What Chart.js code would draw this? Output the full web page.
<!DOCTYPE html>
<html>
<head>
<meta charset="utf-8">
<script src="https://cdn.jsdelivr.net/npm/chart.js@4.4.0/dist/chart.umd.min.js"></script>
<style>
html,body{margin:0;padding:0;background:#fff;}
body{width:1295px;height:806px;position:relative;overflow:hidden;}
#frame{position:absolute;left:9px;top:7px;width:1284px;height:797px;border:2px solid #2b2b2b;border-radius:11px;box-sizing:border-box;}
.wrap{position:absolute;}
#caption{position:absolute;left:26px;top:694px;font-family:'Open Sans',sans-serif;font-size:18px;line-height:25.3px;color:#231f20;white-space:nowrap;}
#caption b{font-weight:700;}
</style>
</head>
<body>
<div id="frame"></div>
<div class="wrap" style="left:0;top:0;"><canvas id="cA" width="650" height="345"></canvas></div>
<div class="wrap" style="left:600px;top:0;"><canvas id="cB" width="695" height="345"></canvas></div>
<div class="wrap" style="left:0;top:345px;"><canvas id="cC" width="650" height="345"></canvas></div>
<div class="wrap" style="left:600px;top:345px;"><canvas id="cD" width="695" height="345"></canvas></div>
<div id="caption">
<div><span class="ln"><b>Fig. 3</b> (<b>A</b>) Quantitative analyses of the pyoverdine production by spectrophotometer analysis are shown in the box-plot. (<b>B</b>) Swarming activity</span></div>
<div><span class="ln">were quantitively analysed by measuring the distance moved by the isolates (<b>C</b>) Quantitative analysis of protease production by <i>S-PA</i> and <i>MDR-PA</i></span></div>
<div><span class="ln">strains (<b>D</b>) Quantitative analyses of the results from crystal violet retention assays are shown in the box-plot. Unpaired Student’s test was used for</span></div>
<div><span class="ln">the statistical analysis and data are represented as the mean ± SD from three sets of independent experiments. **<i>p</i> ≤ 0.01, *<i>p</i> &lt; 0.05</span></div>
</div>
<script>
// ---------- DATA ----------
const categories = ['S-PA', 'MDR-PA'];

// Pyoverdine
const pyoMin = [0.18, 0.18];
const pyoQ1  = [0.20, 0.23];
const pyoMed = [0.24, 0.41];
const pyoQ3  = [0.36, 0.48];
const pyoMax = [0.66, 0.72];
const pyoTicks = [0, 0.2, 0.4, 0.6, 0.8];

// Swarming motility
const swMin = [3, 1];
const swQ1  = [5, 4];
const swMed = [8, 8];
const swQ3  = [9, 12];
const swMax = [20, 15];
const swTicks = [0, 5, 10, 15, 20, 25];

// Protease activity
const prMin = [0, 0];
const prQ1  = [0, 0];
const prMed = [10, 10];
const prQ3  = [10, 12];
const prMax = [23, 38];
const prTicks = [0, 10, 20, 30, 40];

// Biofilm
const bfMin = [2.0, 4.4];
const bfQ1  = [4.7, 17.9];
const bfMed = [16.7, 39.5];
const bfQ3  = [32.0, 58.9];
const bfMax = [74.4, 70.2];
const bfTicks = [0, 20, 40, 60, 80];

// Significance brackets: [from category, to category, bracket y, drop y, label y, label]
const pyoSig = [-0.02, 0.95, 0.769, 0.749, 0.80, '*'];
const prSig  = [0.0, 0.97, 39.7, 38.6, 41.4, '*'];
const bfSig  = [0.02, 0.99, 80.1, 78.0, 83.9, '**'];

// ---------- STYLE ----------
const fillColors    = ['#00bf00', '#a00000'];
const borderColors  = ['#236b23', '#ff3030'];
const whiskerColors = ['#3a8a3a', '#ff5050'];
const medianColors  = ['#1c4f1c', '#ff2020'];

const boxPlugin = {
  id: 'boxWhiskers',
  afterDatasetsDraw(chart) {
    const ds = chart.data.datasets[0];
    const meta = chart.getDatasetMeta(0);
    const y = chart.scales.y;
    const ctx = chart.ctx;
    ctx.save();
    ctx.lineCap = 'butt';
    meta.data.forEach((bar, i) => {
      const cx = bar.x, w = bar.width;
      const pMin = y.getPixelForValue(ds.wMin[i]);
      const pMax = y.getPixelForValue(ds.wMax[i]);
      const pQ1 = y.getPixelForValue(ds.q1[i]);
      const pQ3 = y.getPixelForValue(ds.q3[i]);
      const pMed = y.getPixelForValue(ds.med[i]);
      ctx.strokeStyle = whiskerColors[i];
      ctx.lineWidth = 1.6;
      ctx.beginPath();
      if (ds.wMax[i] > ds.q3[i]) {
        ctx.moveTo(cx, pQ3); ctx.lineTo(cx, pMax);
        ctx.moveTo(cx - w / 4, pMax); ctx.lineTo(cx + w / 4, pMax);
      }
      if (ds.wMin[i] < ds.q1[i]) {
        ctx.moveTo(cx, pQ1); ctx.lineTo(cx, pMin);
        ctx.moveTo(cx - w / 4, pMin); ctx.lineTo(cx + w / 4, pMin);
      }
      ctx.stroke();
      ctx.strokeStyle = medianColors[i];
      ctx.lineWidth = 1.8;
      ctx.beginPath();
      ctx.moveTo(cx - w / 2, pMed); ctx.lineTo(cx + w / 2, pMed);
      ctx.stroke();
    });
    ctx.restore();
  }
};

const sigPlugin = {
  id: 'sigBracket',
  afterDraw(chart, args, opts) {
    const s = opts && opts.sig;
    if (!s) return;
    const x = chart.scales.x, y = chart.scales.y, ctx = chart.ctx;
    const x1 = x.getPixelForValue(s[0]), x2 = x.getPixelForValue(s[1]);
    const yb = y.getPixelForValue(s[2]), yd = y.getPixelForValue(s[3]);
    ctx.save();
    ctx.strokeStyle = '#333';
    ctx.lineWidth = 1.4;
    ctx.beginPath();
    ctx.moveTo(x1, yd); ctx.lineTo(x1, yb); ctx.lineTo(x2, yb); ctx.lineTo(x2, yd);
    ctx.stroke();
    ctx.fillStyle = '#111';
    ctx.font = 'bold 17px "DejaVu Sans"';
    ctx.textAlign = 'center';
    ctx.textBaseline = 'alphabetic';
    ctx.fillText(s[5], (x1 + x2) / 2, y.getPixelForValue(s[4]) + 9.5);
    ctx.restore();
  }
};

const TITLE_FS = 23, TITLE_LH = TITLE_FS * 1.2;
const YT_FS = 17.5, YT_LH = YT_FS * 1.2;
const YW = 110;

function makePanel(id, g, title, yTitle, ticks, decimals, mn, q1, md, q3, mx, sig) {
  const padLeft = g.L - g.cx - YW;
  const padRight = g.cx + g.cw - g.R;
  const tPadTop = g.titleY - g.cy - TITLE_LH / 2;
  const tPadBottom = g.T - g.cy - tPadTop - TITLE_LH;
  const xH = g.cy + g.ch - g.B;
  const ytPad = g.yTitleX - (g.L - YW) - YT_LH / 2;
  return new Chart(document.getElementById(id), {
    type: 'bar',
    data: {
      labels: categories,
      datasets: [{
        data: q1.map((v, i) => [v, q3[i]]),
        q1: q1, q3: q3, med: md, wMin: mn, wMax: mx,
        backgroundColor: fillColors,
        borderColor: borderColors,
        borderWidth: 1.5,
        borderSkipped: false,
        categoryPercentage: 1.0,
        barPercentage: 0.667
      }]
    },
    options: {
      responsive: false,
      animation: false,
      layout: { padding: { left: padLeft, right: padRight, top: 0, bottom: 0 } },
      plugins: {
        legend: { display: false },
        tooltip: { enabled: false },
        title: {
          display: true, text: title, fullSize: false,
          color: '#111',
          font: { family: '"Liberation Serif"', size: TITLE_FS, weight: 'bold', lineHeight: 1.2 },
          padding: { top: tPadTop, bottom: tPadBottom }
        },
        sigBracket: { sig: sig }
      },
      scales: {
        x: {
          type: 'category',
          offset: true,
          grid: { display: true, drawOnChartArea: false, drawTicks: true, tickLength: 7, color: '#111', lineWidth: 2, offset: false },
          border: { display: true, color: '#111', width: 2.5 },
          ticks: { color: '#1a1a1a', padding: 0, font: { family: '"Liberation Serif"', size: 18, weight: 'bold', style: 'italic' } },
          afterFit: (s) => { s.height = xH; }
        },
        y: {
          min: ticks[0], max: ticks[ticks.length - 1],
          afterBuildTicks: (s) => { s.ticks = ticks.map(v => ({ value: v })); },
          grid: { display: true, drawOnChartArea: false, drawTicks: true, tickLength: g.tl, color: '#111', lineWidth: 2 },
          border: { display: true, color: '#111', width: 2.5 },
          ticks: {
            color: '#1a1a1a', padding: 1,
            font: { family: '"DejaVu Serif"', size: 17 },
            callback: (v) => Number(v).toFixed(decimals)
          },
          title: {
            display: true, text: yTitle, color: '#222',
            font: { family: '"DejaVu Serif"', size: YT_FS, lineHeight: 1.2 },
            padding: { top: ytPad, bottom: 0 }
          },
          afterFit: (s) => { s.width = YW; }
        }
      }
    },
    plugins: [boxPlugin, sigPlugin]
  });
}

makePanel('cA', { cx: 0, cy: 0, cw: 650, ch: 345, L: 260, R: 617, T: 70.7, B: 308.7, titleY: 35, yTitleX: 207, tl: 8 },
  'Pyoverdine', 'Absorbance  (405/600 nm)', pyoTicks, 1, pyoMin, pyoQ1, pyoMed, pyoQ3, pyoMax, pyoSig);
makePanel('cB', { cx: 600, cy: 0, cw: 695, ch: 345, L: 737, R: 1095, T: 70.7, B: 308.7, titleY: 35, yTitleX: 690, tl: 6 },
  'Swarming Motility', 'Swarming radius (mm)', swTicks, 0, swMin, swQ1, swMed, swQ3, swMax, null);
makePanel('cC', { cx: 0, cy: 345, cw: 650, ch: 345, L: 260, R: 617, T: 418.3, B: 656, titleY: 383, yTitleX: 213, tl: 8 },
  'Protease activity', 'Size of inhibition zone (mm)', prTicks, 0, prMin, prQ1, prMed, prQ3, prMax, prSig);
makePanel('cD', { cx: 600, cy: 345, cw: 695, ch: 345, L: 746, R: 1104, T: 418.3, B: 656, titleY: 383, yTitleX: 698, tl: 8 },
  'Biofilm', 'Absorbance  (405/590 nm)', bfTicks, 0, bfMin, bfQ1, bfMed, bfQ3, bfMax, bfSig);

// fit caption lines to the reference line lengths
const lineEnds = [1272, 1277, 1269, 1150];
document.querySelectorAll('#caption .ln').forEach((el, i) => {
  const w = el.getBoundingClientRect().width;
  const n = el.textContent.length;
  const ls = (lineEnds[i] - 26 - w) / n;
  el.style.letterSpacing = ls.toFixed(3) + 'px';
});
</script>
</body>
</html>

·····

## Work to be completed
Using the data above, restate word for word the lines from its opening line through the line that contains "const pyoTicks = [0, 0.2, 0.4, 0.6, 0.8];", and no more.

## Correct response
What Chart.js code would draw this? Output the full web page.
<!DOCTYPE html>
<html>
<head>
<meta charset="utf-8">
<script src="https://cdn.jsdelivr.net/npm/chart.js@4.4.0/dist/chart.umd.min.js"></script>
<style>
html,body{margin:0;padding:0;background:#fff;}
body{width:1295px;height:806px;position:relative;overflow:hidden;}
#frame{position:absolute;left:9px;top:7px;width:1284px;height:797px;border:2px solid #2b2b2b;border-radius:11px;box-sizing:border-box;}
.wrap{position:absolute;}
#caption{position:absolute;left:26px;top:694px;font-family:'Open Sans',sans-serif;font-size:18px;line-height:25.3px;color:#231f20;white-space:nowrap;}
#caption b{font-weight:700;}
</style>
</head>
<body>
<div id="frame"></div>
<div class="wrap" style="left:0;top:0;"><canvas id="cA" width="650" height="345"></canvas></div>
<div class="wrap" style="left:600px;top:0;"><canvas id="cB" width="695" height="345"></canvas></div>
<div class="wrap" style="left:0;top:345px;"><canvas id="cC" width="650" height="345"></canvas></div>
<div class="wrap" style="left:600px;top:345px;"><canvas id="cD" width="695" height="345"></canvas></div>
<div id="caption">
<div><span class="ln"><b>Fig. 3</b> (<b>A</b>) Quantitative analyses of the pyoverdine production by spectrophotometer analysis are shown in the box-plot. (<b>B</b>) Swarming activity</span></div>
<div><span class="ln">were quantitively analysed by measuring the distance moved by the isolates (<b>C</b>) Quantitative analysis of protease production by <i>S-PA</i> and <i>MDR-PA</i></span></div>
<div><span class="ln">strains (<b>D</b>) Quantitative analyses of the results from crystal violet retention assays are shown in the box-plot. Unpaired Student’s test was used for</span></div>
<div><span class="ln">the statistical analysis and data are represented as the mean ± SD from three sets of independent experiments. **<i>p</i> ≤ 0.01, *<i>p</i> &lt; 0.05</span></div>
</div>
<script>
// ---------- DATA ----------
const categories = ['S-PA', 'MDR-PA'];

// Pyoverdine
const pyoMin = [0.18, 0.18];
const pyoQ1  = [0.20, 0.23];
const pyoMed = [0.24, 0.41];
const pyoQ3  = [0.36, 0.48];
const pyoMax = [0.66, 0.72];
const pyoTicks = [0, 0.2, 0.4, 0.6, 0.8];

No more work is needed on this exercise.